A hyperparameter that controls the size of the weight updates during gradient descent — determining how quickly or slowly a model learns from its training data.
In Depth
The learning rate is the single most critical hyperparameter in training a neural network. It controls the step size taken in the opposite direction of the gradient during each weight update. A learning rate of 0.01 means each weight is nudged by 1% of its gradient at each update step. Set it too high, and training diverges — the optimizer overshoots minima and the loss explodes. Set it too low, and training is painfully slow and may get stuck in shallow local minima.

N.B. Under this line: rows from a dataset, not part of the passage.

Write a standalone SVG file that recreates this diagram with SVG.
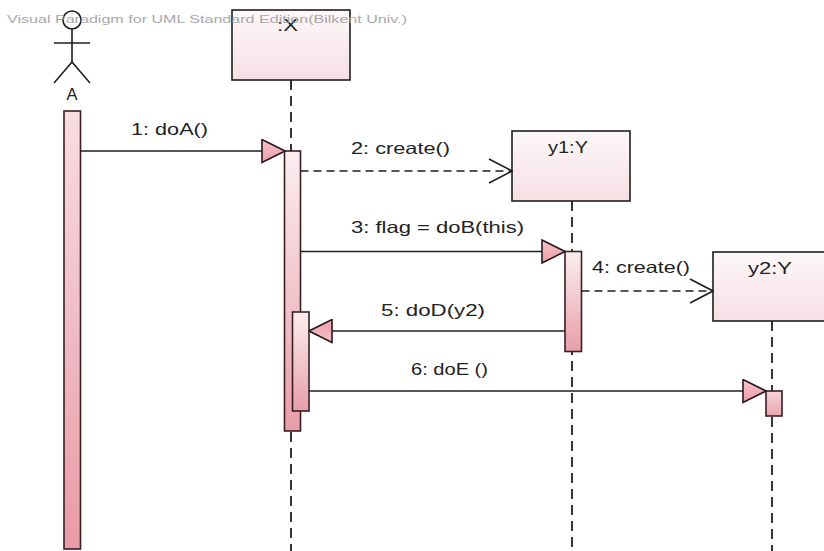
<svg xmlns="http://www.w3.org/2000/svg" width="824" height="551" viewBox="0 0 824 551">
<style>
.lbl{font-family:"Liberation Sans",Arial,sans-serif;font-size:16.5px;fill:#222}
.box{stroke:#1e1e1e;stroke-width:1.6;fill:url(#boxG)}
.act{stroke:#3a1e22;stroke-width:1.6}
.life{stroke:#1e1e1e;stroke-width:1.8;stroke-dasharray:10 6;fill:none}
.msg{stroke:#1e1e1e;stroke-width:1.6;fill:none}
.dash{stroke-dasharray:8 5}
.wm{font-family:"Liberation Sans",Arial,sans-serif;font-size:11.5px;fill:#9a9a9a;opacity:0.85}
</style>
<defs>
<linearGradient id="boxG" x1="0" y1="0" x2="0" y2="1">
<stop offset="0" stop-color="#fdf7f8"/><stop offset="1" stop-color="#f6dfe4"/>
</linearGradient>
<linearGradient id="actG" x1="0" y1="0" x2="0" y2="1">
<stop offset="0" stop-color="#fbeef0"/><stop offset="1" stop-color="#e79ea9"/>
</linearGradient>
<linearGradient id="actA" x1="0" y1="0" x2="0" y2="1">
<stop offset="0" stop-color="#f8dde1"/><stop offset="1" stop-color="#e89aa6"/>
</linearGradient>
<linearGradient id="actS" x1="0" y1="0" x2="0" y2="1">
<stop offset="0" stop-color="#f7d6db"/><stop offset="1" stop-color="#e9a4ae"/>
</linearGradient>
<linearGradient id="headG" x1="0" y1="0" x2="0" y2="1">
<stop offset="0" stop-color="#f6c3ca"/><stop offset="1" stop-color="#ee9ea9"/>
</linearGradient>
<marker id="solidHead" viewBox="0 0 25 25" refX="24" refY="12.5" markerWidth="25" markerHeight="25" markerUnits="userSpaceOnUse" orient="auto">
<path d="M1,1 L24,12.5 L1,24 Z" fill="url(#headG)" stroke="#2a1a1c" stroke-width="1.6" stroke-linejoin="miter"/>
</marker>
<marker id="openHead" viewBox="0 0 25 26" refX="24" refY="13" markerWidth="25" markerHeight="26" markerUnits="userSpaceOnUse" orient="auto">
<path d="M1,1 L24,13 L1,25" fill="none" stroke="#1e1e1e" stroke-width="1.6"/>
</marker>
</defs>
<rect width="824" height="551" fill="#ffffff"/>

<g id="lifelines">
<line class="life" x1="291" y1="80" x2="291" y2="551"/>
<line class="life" x1="572" y1="201" x2="572" y2="551"/>
<line class="life" x1="772" y1="321" x2="772" y2="551"/>
</g>

<g id="actor-A">
<circle cx="72" cy="20" r="9" fill="none" stroke="#1e1e1e" stroke-width="1.6"/>
<line x1="72" y1="29" x2="72" y2="62" stroke="#1e1e1e" stroke-width="1.6"/>
<line x1="54" y1="43" x2="90" y2="43" stroke="#1e1e1e" stroke-width="1.6"/>
<polyline points="54,83 72,62 90,83" fill="none" stroke="#1e1e1e" stroke-width="1.6"/>
<text class="lbl" x="72" y="100" text-anchor="middle" font-size="15">A</text>
<rect class="act" x="64" y="111" width="16.5" height="438" fill="url(#actA)"/>
</g>

<g id="X">
<rect class="box" x="232" y="10" width="118" height="70"/>
<text class="lbl" x="277" y="31" textLength="21" lengthAdjust="spacingAndGlyphs">:X</text>
<rect class="act" x="284.5" y="151" width="16" height="280" fill="url(#actG)"/>
<rect class="act" x="292.5" y="312" width="16.5" height="99" fill="url(#actG)"/>
</g>

<g id="y1">
<rect class="box" x="512" y="131" width="118" height="70"/>
<text class="lbl" x="548" y="153" textLength="40" lengthAdjust="spacingAndGlyphs">y1:Y</text>
<rect class="act" x="565" y="251.5" width="16.5" height="100" fill="url(#actG)"/>
</g>

<g id="y2">
<rect class="box" x="713" y="252" width="118" height="69"/>
<text class="lbl" x="748" y="274" textLength="44" lengthAdjust="spacingAndGlyphs">y2:Y</text>
<rect class="act" x="766" y="391" width="16" height="25" fill="url(#actS)"/>
</g>

<g id="connectors">
<line class="msg" x1="80.5" y1="151" x2="285" y2="151" marker-end="url(#solidHead)"/>
<text class="lbl" x="131" y="135" textLength="77" lengthAdjust="spacingAndGlyphs">1: doA()</text>

<line class="msg dash" x1="300.5" y1="171" x2="512" y2="171" marker-end="url(#openHead)"/>
<text class="lbl" x="351" y="154" textLength="99" lengthAdjust="spacingAndGlyphs">2: create()</text>

<line class="msg" x1="300.5" y1="251.5" x2="565" y2="251.5" marker-end="url(#solidHead)"/>
<text class="lbl" x="351" y="233" textLength="173" lengthAdjust="spacingAndGlyphs">3: flag = doB(this)</text>

<line class="msg dash" x1="581.5" y1="291" x2="713" y2="291" marker-end="url(#openHead)"/>
<text class="lbl" x="592" y="273" textLength="98" lengthAdjust="spacingAndGlyphs">4: create()</text>

<line class="msg" x1="565" y1="331" x2="309" y2="331" marker-end="url(#solidHead)"/>
<text class="lbl" x="381" y="316" textLength="104" lengthAdjust="spacingAndGlyphs">5: doD(y2)</text>

<line class="msg" x1="309" y1="391" x2="766" y2="391" marker-end="url(#solidHead)"/>
<text class="lbl" x="411" y="375" textLength="77" lengthAdjust="spacingAndGlyphs">6: doE ()</text>
</g>

<text class="wm" x="7" y="23" textLength="400" lengthAdjust="spacingAndGlyphs">Visual Paradigm for UML Standard Edition(Bilkent Univ.)</text>
</svg>
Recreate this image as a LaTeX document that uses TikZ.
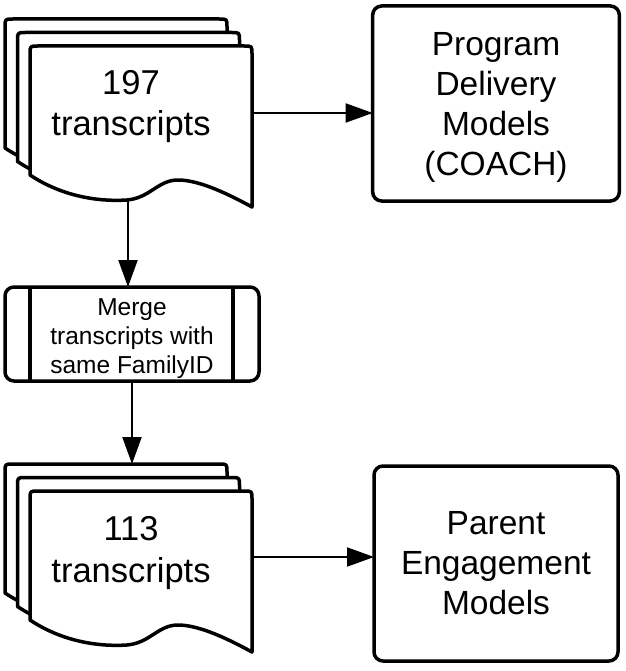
\documentclass[tikz,border=0pt]{standalone}
\usepackage{fontspec}
\setmainfont{Liberation Sans}
\usetikzlibrary{arrows.meta}
\newcommand\docsheet{%
  \filldraw[docline] (30,175) -- (30,54) .. controls (30,46) .. (38,46) -- (244,46)
    .. controls (252,46) .. (252,54) -- (252,207)
    .. controls (230,195) and (200,180) .. (178,180)
    .. controls (158,180) and (150,198) .. (127,200)
    .. controls (95,202) and (60,195) .. (30,175) -- cycle;}
\begin{document}
\begin{tikzpicture}[x=1pt,y=-1pt,
  docline/.style={draw=black,fill=white,line width=3.5pt,line join=round},
  doctext/.style={align=center,font=\fontsize{34.5}{41.5}\selectfont,inner sep=0pt},
  bigbox/.style={draw=black,fill=white,line width=3.5pt,rounded corners=9pt,
    minimum width=244pt,minimum height=195pt,outer sep=0pt,align=center,
    font=\fontsize{33.5}{40}\selectfont},
  procbox/.style={draw=black,fill=white,line width=3.5pt,rounded corners=9pt,
    minimum width=254pt,minimum height=94pt,outer sep=0pt,align=center,
    font=\fontsize{24.5}{29}\selectfont},
  boxline/.style={draw=black,line width=3.5pt},
  arr/.style={draw=black,line width=2pt,-{Triangle[length=27pt,width=19pt]}}]
\useasboundingbox (0,0) rectangle (625,671);
% top document stack
\begin{scope}[shift={(-25,-27)}]\docsheet\end{scope}
\begin{scope}[shift={(-12.5,-13.5)}]\docsheet\end{scope}
\docsheet
\node[doctext] (t197) at (131,106.5) {197\\transcripts};
\coordinate (d1r) at (252,113);
\coordinate (d1b) at (128,200);
% bottom document stack
\begin{scope}[shift={(0,445)}]
  \begin{scope}[shift={(-25,-27)}]\docsheet\end{scope}
  \begin{scope}[shift={(-12.5,-13.5)}]\docsheet\end{scope}
  \docsheet
\end{scope}
\node[doctext] (t113) at (131,553) {113\\transcripts};
\coordinate (d2r) at (252,557);
\coordinate (d2t) at (132,464);
% boxes
\node[bigbox] (pdm) at (496,103.5) {\raisebox{-4pt}[\height][\depth]{\parbox{240pt}{\centering Program\\Delivery\\Models\\(COACH)}}};
\node[bigbox] (pem) at (496,563.5) {Parent\\Engagement\\Models};
\node[procbox] (merge) at (132,334) {\raisebox{-5pt}[\height][\depth]{\parbox{200pt}{\centering Merge\\transcripts with\\same FamilyID}}};
\draw[boxline] ([xshift=25pt]merge.north west) -- ([xshift=25pt]merge.south west);
\draw[boxline] ([xshift=-26pt]merge.north east) -- ([xshift=-26pt]merge.south east);
% connectors
\draw[arr] (d1r) -- (pdm.west |- d1r);
\draw[arr] (d1b) -- (d1b |- merge.north);
\draw[arr] (merge.south) -- (d2t);
\draw[arr] (d2r) -- (pem.west |- d2r);
\end{tikzpicture}
\end{document}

Finding the right learning rate is typically the first and most impactful optimization made when training a new model. The learning rate range test — increasing the learning rate exponentially over a short training run and observing where the loss begins to decrease fastest — provides a practical starting point. Common defaults have evolved with experience: Adam optimizer typically works well with learning rates around 1e-3 to 3e-4; fine-tuning pre-trained models typically requires much lower rates (1e-5 to 5e-5) to avoid destroying learned representations.
Learning rate schedules vary the learning rate over the course of training. Warm-up schedules start with a very small learning rate and gradually increase to the target value, stabilizing early training when gradients are noisy and model weights are far from optimal. Decay schedules (step decay, cosine annealing, exponential decay) reduce the learning rate as training progresses, allowing finer parameter adjustments as the model approaches convergence. Modern optimizers like Adam adapt the learning rate per-parameter based on gradient history, partially automating this process.
The learning rate is the dial between 'learns nothing' and 'learns chaotically' — finding the right value, and scheduling how it changes over training, is often the difference between a model that converges and one that doesn't.